Well, it was common for works to constant undergo change on repetition. One need go no further than Handel’s operas, where changes were constantly made to accommodate new singers. Such works we’re living organisms, constantly undergoing alteration.

Yes, they were re-worked. But there’s another interesting paradox there, and I think it’s very much at the root of the relationship I have between musicology and music making. I get very irritated, for example, about the way Minkowski mixes different versions of Rameau operas on recordings. It’s not a personal thing, because I like Marc. To me it’s one thing to say that changes, which were sometimes improvements and sometimes necessity, were made, but quite another to say it’s possible to do a little bit of this version and little bit of that version. There has to be some sort of integrity within the dramatic framework—you can’t just pick a particular high note from one version and a particular low note from another. You have to be scholarly; the fascinating thing is that we’re applying archaeological principles, but you have also to apply them to the way scores are used in performance.

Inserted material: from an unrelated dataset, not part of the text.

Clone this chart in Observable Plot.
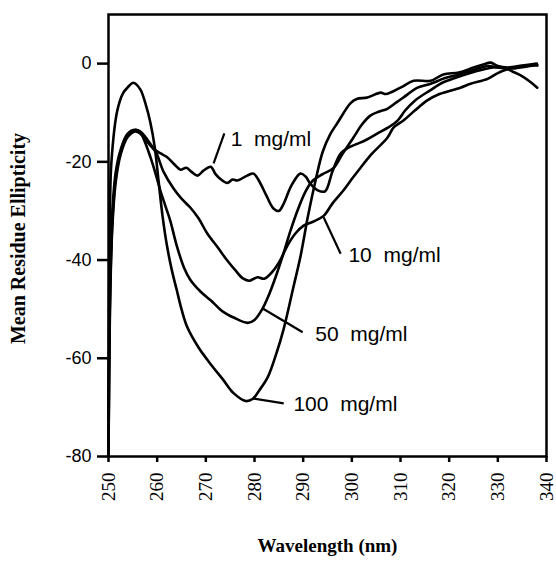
<!DOCTYPE html>
<html>
<head>
<meta charset="utf-8">
<script src="https://cdn.jsdelivr.net/npm/d3@7"></script>
<script src="https://cdn.jsdelivr.net/npm/@observablehq/plot@0.6"></script>
<style>
  html, body { margin: 0; padding: 0; background: #fff; }
  #chart svg { display: block; }
</style>
</head>
<body>
<div id="chart"></div>
<script>
// ---- Data ----
const seriesNames = ["1  mg/ml", "10  mg/ml", "50  mg/ml", "100  mg/ml"];

const wl1 = [250,250.3,250.8,251.5,252.5,253.9,255.5,256.5,258,259.5,260.7,262,263.5,264.8,266,267,268.3,269.5,271,272,273,274.4,275.5,276.5,278.5,279.8,281,282.5,283.9,285,286,287.5,289.4,290.5,291.5,293,294.5,296,297.7,299.5,301.2,303,305.3,307.5,309.4,311,313,316,318.8,321,324,327,329,331.2,333,334.7,336.5,338.1];
const ell1 = [-78,-48,-32,-23,-18,-14.6,-13.5,-13.8,-15.5,-17.5,-18.3,-19,-20.5,-21.6,-21.2,-22,-22.8,-21.8,-21,-22.5,-23.5,-24.3,-23.6,-23.8,-22.8,-22.4,-24,-27,-29.5,-30,-28.5,-25,-22.4,-23,-24.5,-25.8,-26,-22,-18.3,-17,-16.3,-15.5,-14.2,-13,-11.6,-9.5,-7.5,-5.5,-3.8,-3,-2,-1.2,-0.8,-0.8,-1.6,-2.4,-3.6,-4.9];

const wl10 = [250,250.3,250.8,251.5,252.5,253.9,255.5,256.5,258,259.7,261.3,263.4,265,266.8,268.5,270.3,272.5,274.4,276,277.7,279,280.6,282,283.9,285.3,286.8,288.4,290.1,292,294.2,296,298.3,300,301.8,304,307.3,308.6,310.6,313,315.5,318,322.3,324.4,327.9,329.9,331.2,333.2,336.1,338.1];
const ell10 = [-80,-50,-33,-24,-18.5,-15,-13.8,-14.2,-16,-18,-22,-25.5,-27.5,-29.3,-31.5,-34.6,-37.5,-40.1,-42,-43.8,-44.2,-43.5,-43.8,-42.1,-40,-37,-34.6,-33,-32.2,-31,-28.5,-25.8,-23.5,-21.2,-18.5,-15.1,-13,-11.6,-9.5,-7.5,-6.2,-4.9,-4.1,-3.1,-2,-1.4,-0.8,-0.4,-0.4];

const wl50 = [250,250.3,250.8,251.5,252.5,253.9,255.5,256.5,257.5,258.6,259.7,260.7,261.7,262.7,264,265.5,266.8,269,271,273.5,275.7,278.6,280,281.6,283,284.5,286,287.4,289,290.5,292,294,296.2,298,300.3,302,303.8,305.5,307.3,309,310.6,313.5,316.2,319,322,325,328,330,333,336,338.1];
const ell50 = [-80,-46,-30,-22,-17.5,-14.3,-13.5,-14,-16,-19,-22.5,-26,-29,-32,-37,-41.5,-44,-46.5,-48.2,-50.5,-51.7,-52.8,-52.2,-50,-47,-43,-38.5,-34,-29.5,-26,-23.8,-22.5,-21.3,-18.5,-15.1,-12.5,-10.6,-9.8,-9.2,-8,-6.9,-4.9,-4.1,-3,-2.2,-1.3,-0.5,-0.8,-1,-0.6,-0.2];

const wl100 = [250,250.3,250.6,251.8,253,253.9,255.1,256.5,257.7,258.6,259.5,260.3,261.1,262,263,264,265,266.2,268.5,271,273.5,275.7,278.2,279.6,281,282.7,284.5,286,288,289.5,291,292.5,294,295.5,297.1,299.7,301,303.2,305.9,307,310,312.7,316.2,318.8,322,325,327,328.5,330,332,335,338];
const ell100 = [-72,-30,-20,-9.6,-6,-4.9,-3.9,-5.2,-8.5,-12,-17,-24,-31,-37,-42,-46,-50,-53.7,-57.8,-61.2,-64.3,-67.1,-68.7,-68.3,-66.5,-63.9,-59,-54,-45.5,-39,-31,-24,-18,-14.5,-12,-8.1,-7.2,-6.9,-5.9,-6.2,-4.9,-3.5,-3.5,-2.2,-1.8,-0.8,-0.2,0.2,-0.5,-0.8,-0.4,0];

// axis ticks
const xTicks = [250,260,270,280,290,300,310,320,330,340];
const yTicks = [-80,-60,-40,-20,0];

// curve labels (text, anchor point) and leader lines (from curve to label)
const labelX = [275.1, 299.3, 292.5, 288.0];
const labelY = [-15.4, -39.1, -55.1, -69.4];
const leaderX1 = [271.6, 294.2, 281.6, 279.8];
const leaderY1 = [-20.3, -31.3, -49.8, -68.2];
const leaderX2 = [273.8, 297.7, 289.9, 286.0];
const leaderY2 = [-14.2, -38.7, -54.7, -69.2];

// ---- Build tables ----
const curves = [
  {name: seriesNames[0], wl: wl1, ell: ell1},
  {name: seriesNames[1], wl: wl10, ell: ell10},
  {name: seriesNames[2], wl: wl50, ell: ell50},
  {name: seriesNames[3], wl: wl100, ell: ell100}
].flatMap(c => c.wl.map((w, i) => ({series: c.name, wl: w, ell: c.ell[i]})));

const labels = seriesNames.map((n, i) => ({text: n, x: labelX[i], y: labelY[i]}));
const leaders = seriesNames.map((n, i) => ({x1: leaderX1[i], y1: leaderY1[i], x2: leaderX2[i], y2: leaderY2[i]}));

const sans = "'Liberation Sans', Arial, Helvetica, sans-serif";
const serif = "'Liberation Serif', 'Times New Roman', Times, serif";

const chart = Plot.plot({
  width: 556,
  height: 564,
  marginLeft: 108,
  marginRight: 10,
  marginTop: 14,
  marginBottom: 108,
  style: {background: "#fff", color: "#000"},
  x: {domain: [250, 340]},
  y: {domain: [-80, 10]},
  marks: [
    Plot.axisY({ticks: yTicks, tickSize: 11, tickPadding: 6, tickFormat: d => String(d),
      fontSize: 18, fontFamily: sans, strokeWidth: 2.5, label: null}),
    Plot.axisX({ticks: xTicks, tickSize: 6, tickPadding: 10, tickRotate: -90, tickFormat: d => String(d),
      fontSize: 19, fontFamily: serif, strokeWidth: 2.5, label: null}),
    Plot.frame({stroke: "#000", strokeWidth: 2.5}),
    Plot.line(curves, {x: "wl", y: "ell", z: "series", stroke: "#000", strokeWidth: 2.6, curve: "catmull-rom"}),
    Plot.link(leaders, {x1: "x1", y1: "y1", x2: "x2", y2: "y2", stroke: "#000", strokeWidth: 2.2}),
    Plot.text(labels, {x: "x", y: "y", text: "text", textAnchor: "start", lineAnchor: "middle",
      fontSize: 21, fontFamily: sans, fill: "#000"}),
    Plot.text(["Wavelength (nm)"], {frameAnchor: "bottom", dy: 89, textAnchor: "middle", lineAnchor: "middle",
      fontSize: 19, fontWeight: "bold", fontFamily: serif, fill: "#000"}),
    Plot.text(["Mean Residue Ellipticity"], {frameAnchor: "left", dx: -90, dy: 3, rotate: -90,
      textAnchor: "middle", lineAnchor: "middle",
      fontSize: 20, fontWeight: "bold", fontFamily: serif, fill: "#000"})
  ]
});
document.getElementById("chart").appendChild(chart);
</script>
</body>
</html>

In the same way I get furious about the attempts of musicians to justify their personal preferences by bad pseudo-scholarship. Nothing better illustrates this than the so-called controversy over Bach’s vocal forces. I find solo voice Bach as thrilling musically as it is almost unassailable musicologically. Now, I want to make this very clear. I have no problem with people performing Bach with a choir of hundreds; you can play Bach on the piano, a symphony orchestra or a quartet of saxophones, but let’s stop this silly, childish business of knit your own musicology, where you just take one line out a document to seek to attempt some sort of spurious historical justification to keep employing your choir.